The U.S. housing market appears to be emerging from its recent travails and the “worst may well be over,” former Federal Reserve Chairman Alan Greenspan was quoted as saying on Friday.

“I suspect that we are coming to the end of this downtrend, as applications for new mortgages, the most important series, have flattened out,” Greenspan said at an event in Calgary, Canada, sponsored by BMO Financial Group, according to a transcript BMO made available.

“There is a good chance of coming out of this in good shape, but average housing prices are likely to be down this year relative to 2005. I don’t know, but I think the worst of this may well be over,” he added.

Applications for U.S. home mortgages jumped in the latest week bolstered by increases in refinancing and new home purchases as long-term rates decreased, according to data from the Mortgage Bond Association.

Greenspan, the former Fed chief’s comments suggest a more sanguine view of the U.S. housing market than that offered by current Fed chairman Ben Bernanke, who said last week that the housing market was currently undergoing a “substantial correction.”

Some bond market participants in London said on Monday that Greenspan’s remarks helped drive bond prices down further and yields higher, and obscured concerns surrounding the news that North Korea said it safely and successfully conducted an underground nuclear test over the weekend.

U.S. bond markets were closed on Monday in observance of the Columbus Day holiday.

Greenspan said the fall of communism, not sharp interest rate cuts by the Fed, was behind the housing boom in the early part of the decade.
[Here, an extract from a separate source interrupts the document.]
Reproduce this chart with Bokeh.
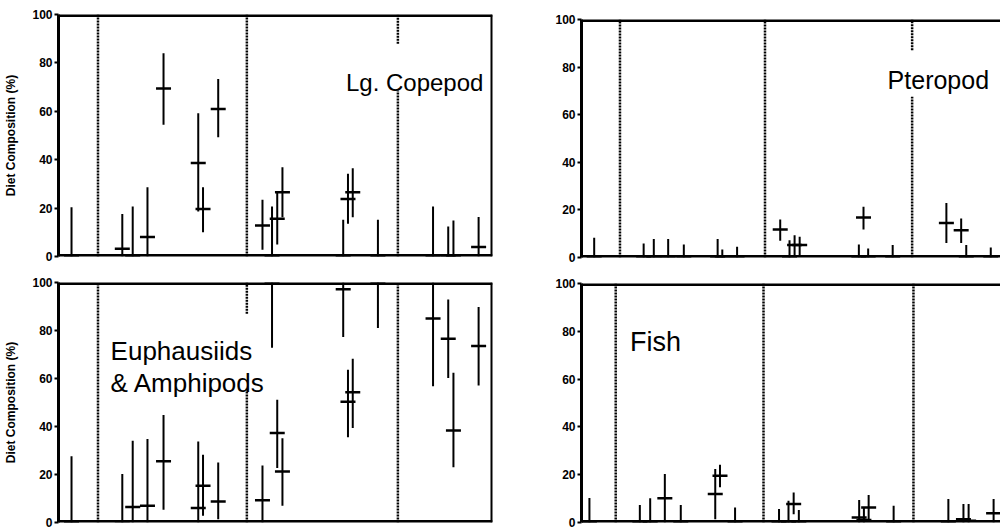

Cheap labor flooding into the West after the fall of the Berlin Wall had a disinflationary effect, causing bond yields to fall and house values to rise, he said.

On another topic, the former Fed chair said that China is unlikely to quickly adopt a flexible exchange rate regime as it transitions to a market economy from a centrally planned one.

Many economists and policy-makers believe China keeps the value of its yuan currency low to make Chinese exports cheaper on world markets, fueling export-led growth but contributing to China’s large trade surplus with the United States.

“The greatest fear of the central government of China is insurrection and so they refuse to revalue their currency in the hopes of continued surging job growth,” Greenspan said.

He said the “threat” of U.S. trade protectionism had dissipated since U.S. Sens. Charles Schumer and Lindsey Graham had decided not to push for a vote on their bill to place high tariffs on Chinese imports into the United States.

“Schumer never thought he would get the congressional support he did,” Greenspan said of the New York Democrat. “He was only trying to pressure China to revalue (the yuan), not to actually slap a 27.5 percent tariff on Chinese goods.